Killing Eve (Season 2)
The psychotic obsessive and compulsive stalking dance between the fashionista assassin Oksana aka Villanelle (played with delicious madness by Jodie Comer) and British secret agent Eve Polastri (Sandra Oh, oh-so-nuanced and superbly troubled) continues across Europe and dead bodies. The darkly comic racy journey gets even more grotesque and complex, upping the flashy noir, inverted feminism, and murderous romance. Add to it the haunting background score (David Holmes and the band Unloved), an unknown assassin, and a new handler and you know you’ve already been set up for another bloody misogynistic season.

Unbelievable
A deeply moving and troubling mini-series based on a true story. And yet, why are we shocked and affected by this story? It’s because for a change, the mini-series focuses on the trauma of a rape victim who’s forced to rescind her ostensibly implausible story of having been violated in her bedroom.
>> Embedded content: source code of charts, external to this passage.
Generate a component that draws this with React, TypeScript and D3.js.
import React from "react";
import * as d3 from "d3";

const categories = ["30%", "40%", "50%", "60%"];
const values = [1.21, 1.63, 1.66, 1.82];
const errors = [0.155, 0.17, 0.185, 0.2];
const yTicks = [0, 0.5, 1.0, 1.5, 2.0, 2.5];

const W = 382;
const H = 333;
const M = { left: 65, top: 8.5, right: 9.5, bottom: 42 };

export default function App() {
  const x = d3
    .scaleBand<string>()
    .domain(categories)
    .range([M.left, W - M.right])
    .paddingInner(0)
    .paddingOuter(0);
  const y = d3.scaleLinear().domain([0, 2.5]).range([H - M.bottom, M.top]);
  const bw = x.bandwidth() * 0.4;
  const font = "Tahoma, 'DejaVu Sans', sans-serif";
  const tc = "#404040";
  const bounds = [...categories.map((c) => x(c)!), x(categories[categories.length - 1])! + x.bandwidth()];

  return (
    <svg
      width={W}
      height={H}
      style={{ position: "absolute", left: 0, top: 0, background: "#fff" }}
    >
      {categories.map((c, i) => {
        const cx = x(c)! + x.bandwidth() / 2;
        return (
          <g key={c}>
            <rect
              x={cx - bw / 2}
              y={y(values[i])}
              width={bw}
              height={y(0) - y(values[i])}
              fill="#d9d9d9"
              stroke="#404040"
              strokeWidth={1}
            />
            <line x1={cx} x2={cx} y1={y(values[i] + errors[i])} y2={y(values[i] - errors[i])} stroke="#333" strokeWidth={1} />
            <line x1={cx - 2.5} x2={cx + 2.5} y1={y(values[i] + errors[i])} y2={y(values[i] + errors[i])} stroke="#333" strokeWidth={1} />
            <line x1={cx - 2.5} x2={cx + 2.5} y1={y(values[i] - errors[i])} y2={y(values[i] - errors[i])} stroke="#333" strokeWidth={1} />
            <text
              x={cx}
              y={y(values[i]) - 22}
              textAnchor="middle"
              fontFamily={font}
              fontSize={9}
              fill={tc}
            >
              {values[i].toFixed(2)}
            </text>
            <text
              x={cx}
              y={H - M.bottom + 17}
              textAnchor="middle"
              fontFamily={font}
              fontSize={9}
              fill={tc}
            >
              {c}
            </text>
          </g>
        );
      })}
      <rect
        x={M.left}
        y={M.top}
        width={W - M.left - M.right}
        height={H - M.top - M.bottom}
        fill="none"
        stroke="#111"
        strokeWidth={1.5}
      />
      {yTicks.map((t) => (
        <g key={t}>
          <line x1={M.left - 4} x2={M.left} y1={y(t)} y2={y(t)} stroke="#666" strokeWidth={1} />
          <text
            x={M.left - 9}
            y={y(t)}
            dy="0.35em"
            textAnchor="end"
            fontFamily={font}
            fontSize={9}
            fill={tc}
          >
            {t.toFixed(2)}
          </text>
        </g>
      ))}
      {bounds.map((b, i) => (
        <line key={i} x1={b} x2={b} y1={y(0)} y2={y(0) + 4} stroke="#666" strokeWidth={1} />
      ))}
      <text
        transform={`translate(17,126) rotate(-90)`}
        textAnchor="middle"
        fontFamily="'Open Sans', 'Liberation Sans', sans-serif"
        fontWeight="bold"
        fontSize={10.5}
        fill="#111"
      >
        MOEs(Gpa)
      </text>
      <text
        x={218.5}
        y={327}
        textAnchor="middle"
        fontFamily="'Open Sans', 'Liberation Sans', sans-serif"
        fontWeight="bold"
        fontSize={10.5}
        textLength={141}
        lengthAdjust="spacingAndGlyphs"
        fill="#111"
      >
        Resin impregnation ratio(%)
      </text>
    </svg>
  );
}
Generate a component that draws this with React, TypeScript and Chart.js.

And with no one to support her (except for foster moms) it’s her story against a stern law enforcement system (Eric Lange as the initially disbelieving and later mortified Detective Parker is superb) and an unsympathetic societal system. It shakes you to the core because it shows exactly how a rape victim is forced to undergo humiliation and repeated flagellation of their souls and self-respect by the system. And then, it gets in two women detectives, both troubled and flawed, but real people, who dig up the case. As Detectives Grace Rasmussen and Karen Duvall, Toni Collette and Merritt Wever are absolutely top class. Their verbal and life-and-job-introspecting volleys are a treat. Add to the mix Kaitlyn Dever as the victim, whose haunted, abused, visceral act will be with you long after the show ends, and you have a profound winner. The sunlit, phone-relayed baton message at the end melts your eyes in a salty condensation. Because there’s power in forgiveness and gratitude. But only after justice is done.

Mind hunter (Season 2)
Season 2 of the superb series (directed by David Fincher, Andrew Dominik, and Carl Franklin) continues to explore the mind of serial killers, this time treading into the dark territory of the Atlanta Child Murders (potential spoilers in link) where the victims are all black, all male, and yet the cases treated as unrelated. Until Holden Ford (Jonathan Groff, still mesmerizing with his penetrating, inquisitive stares) and Bill Tench (Holt McCallany) from the FBI’s Behavioral Science Unit step in to the politically-charged scene. With Wendy Carr (Anna Torv), the third team member, stepping up in work and ambition, there’s terrific tension in the team and without. If season 1 focused on Ford’s troubled arc, this time it’s Tench and Carr time, both handling personal troughs while negotiating professional crests and lows. Holt McCallany is outstanding, his chain-smoking act causing you to fibrillate. Because the worst nightmare-come-true is when your work horror mirrors your personal earthquakes.